The forecasts, like those from Decision Desk HQ, Nate Silver and 538, are now ubiquitous, but their accuracy is hard to measure.

Kaleigh Rogers has been covering election polling since 2019.
In 2008, Nate Silver’s election forecast model was so novel — and accurate — that it landed him on Time magazine’s list of the 100 most influential people the next year.
These days, election forecasts — which use data including polling, historical results and economic factors to predict the likelihood of an election outcome — are much more commonplace. There were at least 10 major forecasters this election cycle, though you could also find forecasts produced by high school statistics classes and Reddit users. (The New York Times has not published a pre-election forecast since 2016.)
While election polling has been around for more than a century, election forecasts have come to the forefront only in the past decade and a half.

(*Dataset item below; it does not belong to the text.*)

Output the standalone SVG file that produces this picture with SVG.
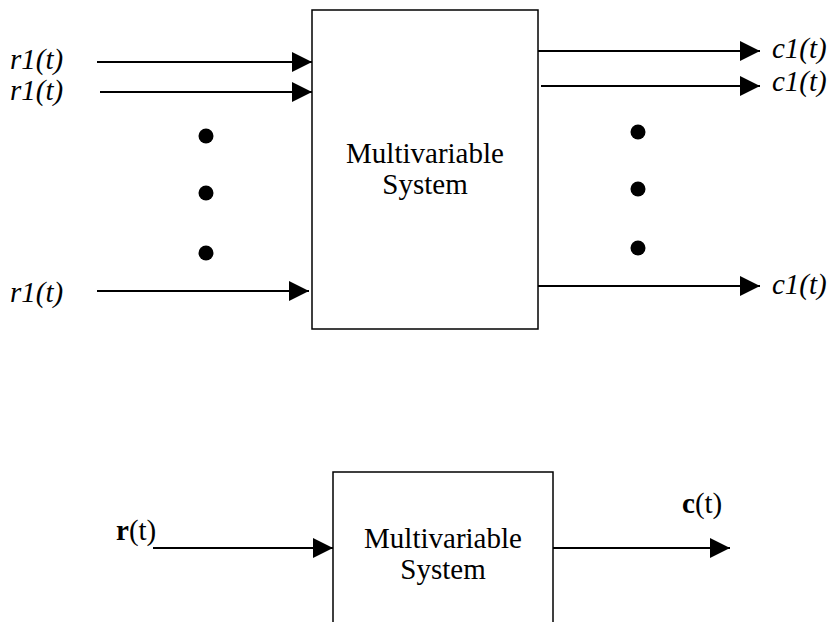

And while polls are intended to provide a snapshot in time, taking the pulse of how Americans are feeling about a race, forecasts go a step further, analyzing the polling and other data to make a prediction about who is most likely to win, and how likely.
But this year, with the polls already showing a razor-thin presidential race, the forecasts often indicated that the race was tied nationally or in swing states, or they gave one candidate or the other only a slight edge.
A Mixed Bag of Predictions
With the polls indicating a close race, forecasters’ models also suggested a tossup.
These results raise the question: What is the value of these election forecasts? Proponents say they help synthesize the available information and that more data is better than less. They also argue that the forecasts this year performed well, generally — capturing the uncertainty of a close race, while holding out for the possibility that Donald J. Trump could sweep the swing states, as he did.